>> Start Exercise inputs

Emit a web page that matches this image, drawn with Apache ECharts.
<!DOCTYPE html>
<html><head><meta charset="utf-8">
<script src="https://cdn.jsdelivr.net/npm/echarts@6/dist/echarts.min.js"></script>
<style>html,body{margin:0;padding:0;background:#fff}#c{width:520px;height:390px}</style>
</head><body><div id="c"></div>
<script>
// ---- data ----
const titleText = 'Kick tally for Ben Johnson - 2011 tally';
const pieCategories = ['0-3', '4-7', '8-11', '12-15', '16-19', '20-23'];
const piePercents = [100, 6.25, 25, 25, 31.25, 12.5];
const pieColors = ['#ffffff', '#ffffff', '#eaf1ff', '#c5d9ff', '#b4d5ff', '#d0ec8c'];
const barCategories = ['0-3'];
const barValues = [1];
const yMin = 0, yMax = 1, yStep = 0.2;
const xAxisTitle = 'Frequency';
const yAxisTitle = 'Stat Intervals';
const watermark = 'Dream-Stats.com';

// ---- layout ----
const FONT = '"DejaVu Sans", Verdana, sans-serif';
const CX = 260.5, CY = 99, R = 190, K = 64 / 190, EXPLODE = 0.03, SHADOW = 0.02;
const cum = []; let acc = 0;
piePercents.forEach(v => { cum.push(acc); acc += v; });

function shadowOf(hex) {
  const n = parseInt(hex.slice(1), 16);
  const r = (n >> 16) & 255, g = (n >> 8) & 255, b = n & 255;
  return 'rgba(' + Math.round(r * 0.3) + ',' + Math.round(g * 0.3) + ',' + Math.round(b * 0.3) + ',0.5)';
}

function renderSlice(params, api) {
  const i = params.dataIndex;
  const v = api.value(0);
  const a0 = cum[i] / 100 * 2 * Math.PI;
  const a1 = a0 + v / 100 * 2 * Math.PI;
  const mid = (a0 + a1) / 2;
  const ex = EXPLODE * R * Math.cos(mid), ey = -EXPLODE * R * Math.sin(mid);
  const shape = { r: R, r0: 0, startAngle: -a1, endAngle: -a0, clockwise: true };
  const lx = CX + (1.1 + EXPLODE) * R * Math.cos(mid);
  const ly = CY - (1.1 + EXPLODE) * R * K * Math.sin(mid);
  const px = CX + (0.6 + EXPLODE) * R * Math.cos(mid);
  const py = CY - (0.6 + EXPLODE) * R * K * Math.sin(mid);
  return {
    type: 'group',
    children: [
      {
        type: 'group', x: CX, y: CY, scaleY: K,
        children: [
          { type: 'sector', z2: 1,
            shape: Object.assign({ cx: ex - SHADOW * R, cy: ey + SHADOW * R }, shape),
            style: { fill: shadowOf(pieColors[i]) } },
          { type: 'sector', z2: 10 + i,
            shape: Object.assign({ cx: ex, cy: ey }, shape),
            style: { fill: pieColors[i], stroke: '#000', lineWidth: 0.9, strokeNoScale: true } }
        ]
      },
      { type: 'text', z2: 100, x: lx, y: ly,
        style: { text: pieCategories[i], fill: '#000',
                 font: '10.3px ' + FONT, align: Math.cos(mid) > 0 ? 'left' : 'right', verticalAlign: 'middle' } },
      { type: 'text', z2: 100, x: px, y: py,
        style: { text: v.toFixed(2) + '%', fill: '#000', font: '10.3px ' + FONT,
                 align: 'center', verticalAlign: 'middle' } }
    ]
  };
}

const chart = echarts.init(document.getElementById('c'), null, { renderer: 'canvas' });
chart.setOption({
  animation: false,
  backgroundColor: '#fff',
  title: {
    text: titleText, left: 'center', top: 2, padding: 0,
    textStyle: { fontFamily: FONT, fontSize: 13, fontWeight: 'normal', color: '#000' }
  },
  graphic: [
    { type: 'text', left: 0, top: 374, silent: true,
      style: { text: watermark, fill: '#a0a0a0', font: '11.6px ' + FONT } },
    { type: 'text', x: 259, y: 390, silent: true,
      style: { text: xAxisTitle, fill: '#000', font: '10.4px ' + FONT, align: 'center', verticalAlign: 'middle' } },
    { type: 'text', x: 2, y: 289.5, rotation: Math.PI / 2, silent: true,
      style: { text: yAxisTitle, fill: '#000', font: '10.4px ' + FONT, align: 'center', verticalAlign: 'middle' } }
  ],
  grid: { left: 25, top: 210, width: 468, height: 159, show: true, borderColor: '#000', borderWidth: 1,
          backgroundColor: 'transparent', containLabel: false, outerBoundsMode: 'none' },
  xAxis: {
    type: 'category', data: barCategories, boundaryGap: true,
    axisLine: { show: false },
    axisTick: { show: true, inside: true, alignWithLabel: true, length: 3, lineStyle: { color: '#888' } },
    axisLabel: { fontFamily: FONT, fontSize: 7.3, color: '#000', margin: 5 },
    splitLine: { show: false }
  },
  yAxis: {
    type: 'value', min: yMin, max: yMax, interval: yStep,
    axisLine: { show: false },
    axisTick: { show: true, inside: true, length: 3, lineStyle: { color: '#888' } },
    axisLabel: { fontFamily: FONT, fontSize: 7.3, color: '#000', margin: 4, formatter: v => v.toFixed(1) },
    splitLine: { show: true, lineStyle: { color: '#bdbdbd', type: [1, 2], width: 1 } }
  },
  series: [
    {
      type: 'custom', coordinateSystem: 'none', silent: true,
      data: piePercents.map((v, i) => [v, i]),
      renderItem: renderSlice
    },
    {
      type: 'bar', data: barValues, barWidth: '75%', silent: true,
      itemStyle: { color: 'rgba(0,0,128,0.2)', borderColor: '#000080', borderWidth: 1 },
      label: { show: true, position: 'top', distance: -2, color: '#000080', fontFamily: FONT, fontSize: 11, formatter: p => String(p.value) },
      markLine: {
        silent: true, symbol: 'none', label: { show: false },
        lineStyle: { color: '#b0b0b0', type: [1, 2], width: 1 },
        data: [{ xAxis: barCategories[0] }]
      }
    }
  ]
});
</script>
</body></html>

>> End Exercise inputs
>> Start Exercise inputs

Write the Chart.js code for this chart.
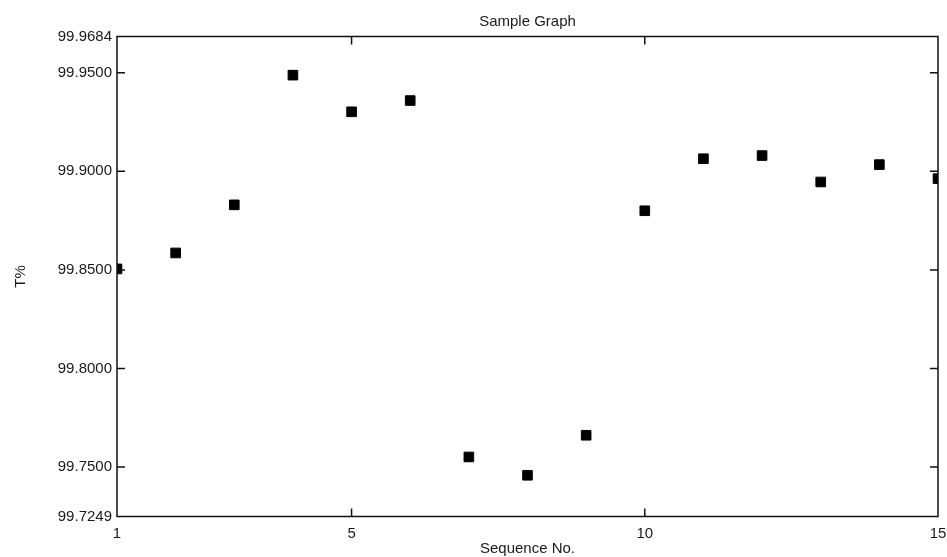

>> End Exercise inputs
>> Start Exercise inputs

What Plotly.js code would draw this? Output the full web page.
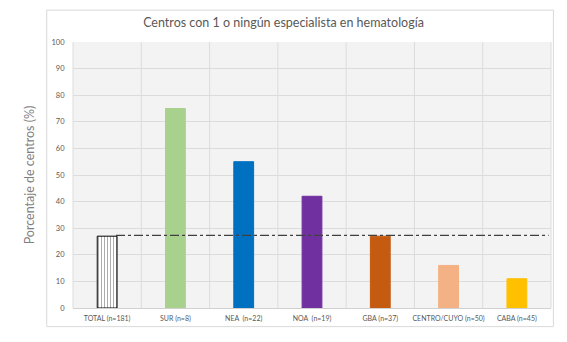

>> End Exercise inputs

Exercise directions - The first line to be transcribed is the one containing "Emit a web page", and the last is the one containing "const watermark = 'Dream-Stats.com';". Transcribe exactly those lines and nothing else.

Written solution -
Emit a web page that matches this image, drawn with Apache ECharts.
<!DOCTYPE html>
<html><head><meta charset="utf-8">
<script src="https://cdn.jsdelivr.net/npm/echarts@6/dist/echarts.min.js"></script>
<style>html,body{margin:0;padding:0;background:#fff}#c{width:520px;height:390px}</style>
</head><body><div id="c"></div>
<script>
// ---- data ----
const titleText = 'Kick tally for Ben Johnson - 2011 tally';
const pieCategories = ['0-3', '4-7', '8-11', '12-15', '16-19', '20-23'];
const piePercents = [100, 6.25, 25, 25, 31.25, 12.5];
const pieColors = ['#ffffff', '#ffffff', '#eaf1ff', '#c5d9ff', '#b4d5ff', '#d0ec8c'];
const barCategories = ['0-3'];
const barValues = [1];
const yMin = 0, yMax = 1, yStep = 0.2;
const xAxisTitle = 'Frequency';
const yAxisTitle = 'Stat Intervals';
const watermark = 'Dream-Stats.com';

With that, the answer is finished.